SMOKERS’ CORNER: LESSONS FROM PS-114
Right after it became clear that the PPP candidate Saeed Ghani was going to win the hotly contested by-election in the PS-114 constituency in Karachi, I received the following SMS from a veteran PPP worker who has been serving the party in this city for decades: “Salam, Paracha sahib. As you can see Saeed is winning. This proves Zardari Saaab [sic] wrong because Saeed, a common PPP worker, defeated influence of big shot Marwat in this area which supports PTI. And Zardari wanted Marwat in party.”
The PPP has never won this Sindh provincial assembly seat. When I called the PPP worker who had been texting me, he said (in Urdu): “People of all ethnicities, religions and sects who reside here [in PS-114] voted for Saeed because they see him as a common middle-class man who is committed, decent and educated.”
The worker again reminded me how the PPP co-chairperson Asif Ali Zardari had agreed to let Irfanullah Marwat join the PPP, until Zardari’s two daughters refused to let him in the party due to a scandal he was allegedly a part of in the early 1990s. Marwat had won this seat (on a PML-N ticket) in the 2013 election.
Insulting your electorate’s traditional voting pattern yields you no votes
Even though he was unseated by the Supreme Court for election fraud (thus the recent by-election), Marwat still wields considerable influence here. That’s why, when the Pakistan Tehreek-i-Insaf (PTI) candidate, M. Najeeb Haroon, managed to convince Marwat to support PTI in the by-election, most media commentators believed that Najeeb’s prospects (of winning) had greatly increased.
But the final results exhibited an entirely different scenario.
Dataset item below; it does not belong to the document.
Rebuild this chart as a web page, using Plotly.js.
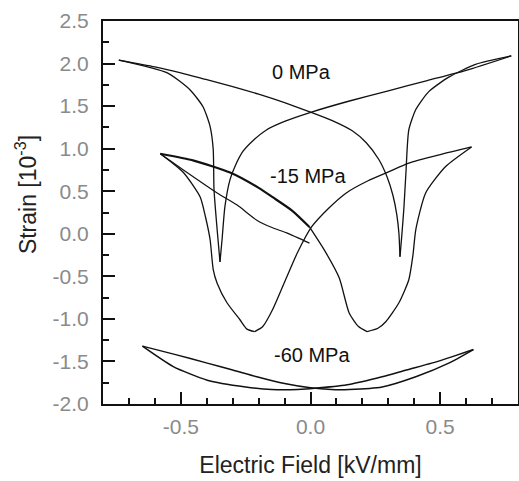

PTI managed just 5,098 votes, even less than a weak PML-N candidate (5,353). The veteran PPP worker I was talking to said something very interesting during our conversation: “Imran Khan [the PTI chief] has started to think like Zardari,” he laughed.
He then added: “He [Imran] now thinks all of Pakistan’s constituencies can be won through influential and moneyed ‘electables.’ This is not true. PPP gave tickets to many common workers in 1970 and most of them won. In 1988, Benazir Bhutto also agreed to give party tickets to a few committed workers, and they all won. Bilawal [Zardari’s son] wants committed, common workers to contest elections, but his father is still stuck with moneyed candidates. Indeed, they too are important in many constituencies, but the voters of various other areas reject them because they [the candidates] are not one of their own. People are no fools.”
He raised his voice while uttering the last statement (“People are no fools”). It clearly alluded to the way many folks these days (especially on social media sites) begin to curse the voters if their candidate loses an election. This phenomenon is relatively new.
When I was going through academic papers, books and newspaper articles on Pakistan’s elections since 1970 during my research for both of my books (End of the Past and The Pakistan Anti-Hero), I did not come across even a single statement by an author, commentator or a disappointed voter claiming that the voters were fools.
But recently it has been noticed that every time a PTI candidate loses an election, its supporters begin to attack the voters for being ill-informed and foolish. However, PTI chairman Imran Khan, his party’s senior leadership and its candidates do not deal in such accusations.